>>>>>

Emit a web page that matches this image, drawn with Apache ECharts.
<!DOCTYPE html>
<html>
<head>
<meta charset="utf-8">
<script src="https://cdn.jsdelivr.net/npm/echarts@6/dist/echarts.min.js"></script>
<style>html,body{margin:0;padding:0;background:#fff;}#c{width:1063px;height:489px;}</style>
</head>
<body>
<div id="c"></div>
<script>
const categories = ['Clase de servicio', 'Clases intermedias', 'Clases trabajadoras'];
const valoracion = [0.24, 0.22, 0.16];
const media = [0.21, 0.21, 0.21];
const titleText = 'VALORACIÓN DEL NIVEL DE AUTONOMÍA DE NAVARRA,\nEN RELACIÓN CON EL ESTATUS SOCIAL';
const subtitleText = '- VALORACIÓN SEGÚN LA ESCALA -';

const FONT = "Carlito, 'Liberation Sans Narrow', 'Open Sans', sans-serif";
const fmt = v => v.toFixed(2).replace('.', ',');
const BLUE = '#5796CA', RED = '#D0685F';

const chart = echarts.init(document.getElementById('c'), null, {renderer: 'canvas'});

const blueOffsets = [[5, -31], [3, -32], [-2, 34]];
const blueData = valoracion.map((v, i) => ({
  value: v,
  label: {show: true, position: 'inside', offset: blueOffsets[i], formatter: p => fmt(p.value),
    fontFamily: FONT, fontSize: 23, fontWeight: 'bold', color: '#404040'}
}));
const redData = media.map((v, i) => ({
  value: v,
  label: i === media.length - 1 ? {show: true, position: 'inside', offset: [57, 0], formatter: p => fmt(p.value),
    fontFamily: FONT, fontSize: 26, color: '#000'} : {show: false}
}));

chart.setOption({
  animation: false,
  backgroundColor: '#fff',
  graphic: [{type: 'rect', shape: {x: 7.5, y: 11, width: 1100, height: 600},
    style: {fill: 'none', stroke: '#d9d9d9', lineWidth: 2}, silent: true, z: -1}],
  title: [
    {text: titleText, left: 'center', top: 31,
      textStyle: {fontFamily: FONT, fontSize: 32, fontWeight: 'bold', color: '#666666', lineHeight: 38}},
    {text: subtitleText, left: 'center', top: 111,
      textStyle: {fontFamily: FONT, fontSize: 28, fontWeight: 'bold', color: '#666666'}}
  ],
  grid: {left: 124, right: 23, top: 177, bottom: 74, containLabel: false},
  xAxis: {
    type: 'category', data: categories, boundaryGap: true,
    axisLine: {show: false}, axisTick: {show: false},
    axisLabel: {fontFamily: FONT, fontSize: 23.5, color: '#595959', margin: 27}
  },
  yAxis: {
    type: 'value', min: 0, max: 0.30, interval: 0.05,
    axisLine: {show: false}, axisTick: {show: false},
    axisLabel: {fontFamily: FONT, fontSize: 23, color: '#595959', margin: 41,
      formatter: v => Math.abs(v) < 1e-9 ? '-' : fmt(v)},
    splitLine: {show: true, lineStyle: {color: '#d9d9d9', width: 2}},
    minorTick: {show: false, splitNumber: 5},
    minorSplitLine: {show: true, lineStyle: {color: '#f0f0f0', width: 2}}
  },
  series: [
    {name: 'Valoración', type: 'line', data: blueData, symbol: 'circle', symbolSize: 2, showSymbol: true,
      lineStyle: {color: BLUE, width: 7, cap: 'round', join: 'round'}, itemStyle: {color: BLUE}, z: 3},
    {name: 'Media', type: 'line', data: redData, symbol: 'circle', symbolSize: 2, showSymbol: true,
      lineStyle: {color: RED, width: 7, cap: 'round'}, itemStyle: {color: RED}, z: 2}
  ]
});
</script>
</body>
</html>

<<<<<
>>>>>

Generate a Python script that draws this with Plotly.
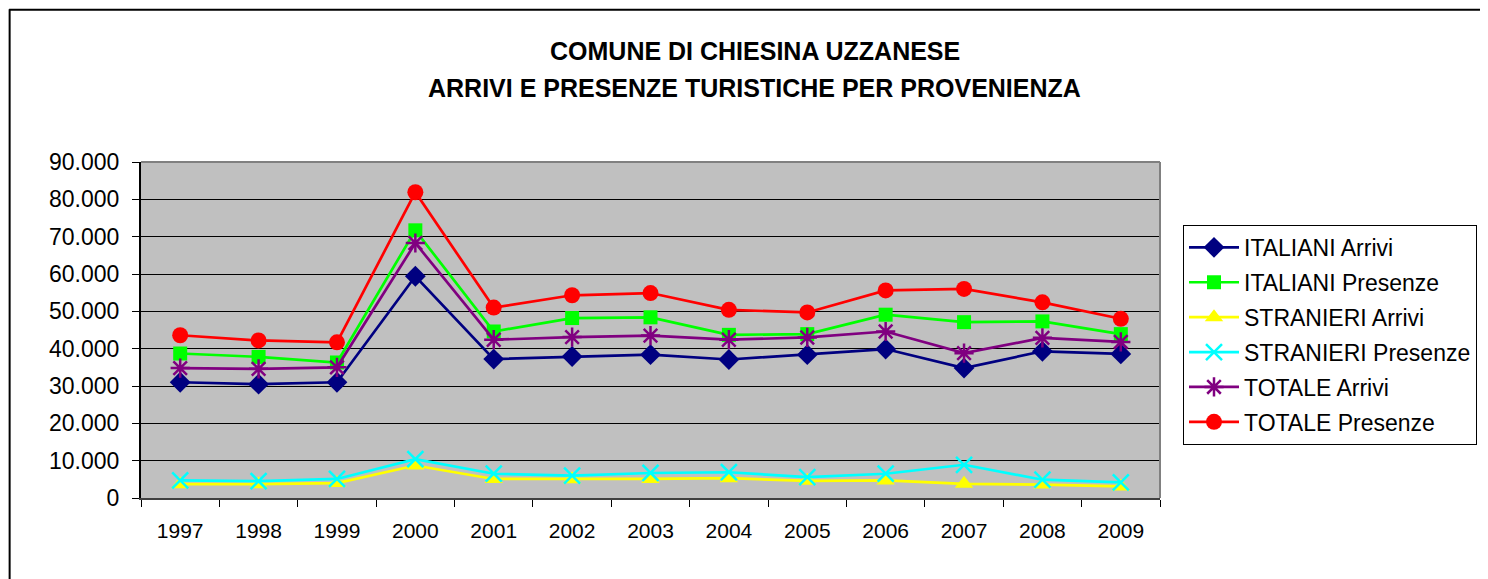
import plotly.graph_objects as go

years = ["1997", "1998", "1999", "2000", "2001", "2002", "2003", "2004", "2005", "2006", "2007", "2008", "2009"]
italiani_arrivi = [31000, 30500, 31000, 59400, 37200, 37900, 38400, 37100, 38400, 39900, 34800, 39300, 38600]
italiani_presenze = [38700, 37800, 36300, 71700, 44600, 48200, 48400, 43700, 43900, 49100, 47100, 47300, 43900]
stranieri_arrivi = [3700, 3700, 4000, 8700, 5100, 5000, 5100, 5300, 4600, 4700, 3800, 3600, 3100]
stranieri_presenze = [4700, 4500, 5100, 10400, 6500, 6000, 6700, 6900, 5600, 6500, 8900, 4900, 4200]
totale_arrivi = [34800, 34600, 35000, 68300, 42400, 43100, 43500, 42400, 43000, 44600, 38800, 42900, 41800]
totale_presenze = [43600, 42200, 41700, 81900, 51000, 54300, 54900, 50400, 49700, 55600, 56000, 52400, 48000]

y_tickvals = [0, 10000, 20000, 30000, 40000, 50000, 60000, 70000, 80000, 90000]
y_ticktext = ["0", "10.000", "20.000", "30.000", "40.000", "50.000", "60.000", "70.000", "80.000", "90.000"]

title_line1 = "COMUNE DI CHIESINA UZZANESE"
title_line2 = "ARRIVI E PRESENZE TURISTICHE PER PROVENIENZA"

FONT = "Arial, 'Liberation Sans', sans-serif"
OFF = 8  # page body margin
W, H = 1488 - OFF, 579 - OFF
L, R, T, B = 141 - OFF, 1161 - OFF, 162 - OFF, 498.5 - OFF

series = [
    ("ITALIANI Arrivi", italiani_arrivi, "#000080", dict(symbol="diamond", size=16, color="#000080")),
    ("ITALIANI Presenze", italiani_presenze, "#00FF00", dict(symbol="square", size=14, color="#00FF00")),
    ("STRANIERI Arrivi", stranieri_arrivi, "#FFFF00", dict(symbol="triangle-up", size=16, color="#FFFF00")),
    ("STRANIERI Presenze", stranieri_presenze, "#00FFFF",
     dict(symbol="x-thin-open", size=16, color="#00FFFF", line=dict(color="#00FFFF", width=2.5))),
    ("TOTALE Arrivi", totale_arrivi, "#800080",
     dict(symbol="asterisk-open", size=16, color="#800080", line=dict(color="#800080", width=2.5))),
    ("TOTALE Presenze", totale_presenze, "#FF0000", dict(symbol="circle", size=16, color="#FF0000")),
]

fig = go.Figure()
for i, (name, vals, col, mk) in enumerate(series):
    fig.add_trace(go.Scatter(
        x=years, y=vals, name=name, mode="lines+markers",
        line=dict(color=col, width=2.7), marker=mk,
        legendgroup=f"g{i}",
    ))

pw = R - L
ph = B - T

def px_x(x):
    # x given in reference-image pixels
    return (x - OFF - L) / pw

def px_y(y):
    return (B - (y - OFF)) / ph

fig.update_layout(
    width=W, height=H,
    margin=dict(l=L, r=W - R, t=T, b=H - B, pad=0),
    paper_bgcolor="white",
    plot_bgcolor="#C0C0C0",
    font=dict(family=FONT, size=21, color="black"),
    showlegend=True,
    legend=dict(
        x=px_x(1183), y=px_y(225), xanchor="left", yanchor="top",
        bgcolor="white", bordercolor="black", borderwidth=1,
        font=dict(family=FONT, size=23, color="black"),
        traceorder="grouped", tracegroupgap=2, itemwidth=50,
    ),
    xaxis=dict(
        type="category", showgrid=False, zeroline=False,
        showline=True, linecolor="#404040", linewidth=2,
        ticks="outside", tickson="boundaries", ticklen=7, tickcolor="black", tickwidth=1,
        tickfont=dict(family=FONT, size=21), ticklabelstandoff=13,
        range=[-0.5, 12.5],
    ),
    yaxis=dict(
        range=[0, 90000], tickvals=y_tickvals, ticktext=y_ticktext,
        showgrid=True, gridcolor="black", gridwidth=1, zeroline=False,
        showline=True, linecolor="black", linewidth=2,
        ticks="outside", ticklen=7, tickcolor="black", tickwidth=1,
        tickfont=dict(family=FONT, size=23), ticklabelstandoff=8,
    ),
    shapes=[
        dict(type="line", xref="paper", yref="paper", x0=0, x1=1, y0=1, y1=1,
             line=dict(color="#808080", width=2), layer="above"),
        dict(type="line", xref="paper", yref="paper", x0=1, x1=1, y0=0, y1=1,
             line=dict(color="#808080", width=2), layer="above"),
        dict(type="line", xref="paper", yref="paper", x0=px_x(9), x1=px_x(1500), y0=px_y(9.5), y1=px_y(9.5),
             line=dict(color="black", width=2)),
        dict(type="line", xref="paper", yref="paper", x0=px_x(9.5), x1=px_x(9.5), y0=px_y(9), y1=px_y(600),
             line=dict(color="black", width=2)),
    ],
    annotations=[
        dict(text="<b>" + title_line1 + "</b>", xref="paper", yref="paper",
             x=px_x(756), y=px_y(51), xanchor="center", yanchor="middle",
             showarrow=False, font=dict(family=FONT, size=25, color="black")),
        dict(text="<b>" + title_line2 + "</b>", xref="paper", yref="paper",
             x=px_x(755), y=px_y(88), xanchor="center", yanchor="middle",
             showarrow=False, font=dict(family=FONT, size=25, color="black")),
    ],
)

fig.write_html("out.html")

<<<<<

PROBLEM STATEMENT:
Above are some records. Reproduce the lines from the one with "Generate a Python" down to the one with "56000, 52400, 48000]", keeping both, and leave every picture out.

EXPECTED OUTPUT:
Generate a Python script that draws this with Plotly.
import plotly.graph_objects as go

years = ["1997", "1998", "1999", "2000", "2001", "2002", "2003", "2004", "2005", "2006", "2007", "2008", "2009"]
italiani_arrivi = [31000, 30500, 31000, 59400, 37200, 37900, 38400, 37100, 38400, 39900, 34800, 39300, 38600]
italiani_presenze = [38700, 37800, 36300, 71700, 44600, 48200, 48400, 43700, 43900, 49100, 47100, 47300, 43900]
stranieri_arrivi = [3700, 3700, 4000, 8700, 5100, 5000, 5100, 5300, 4600, 4700, 3800, 3600, 3100]
stranieri_presenze = [4700, 4500, 5100, 10400, 6500, 6000, 6700, 6900, 5600, 6500, 8900, 4900, 4200]
totale_arrivi = [34800, 34600, 35000, 68300, 42400, 43100, 43500, 42400, 43000, 44600, 38800, 42900, 41800]
totale_presenze = [43600, 42200, 41700, 81900, 51000, 54300, 54900, 50400, 49700, 55600, 56000, 52400, 48000]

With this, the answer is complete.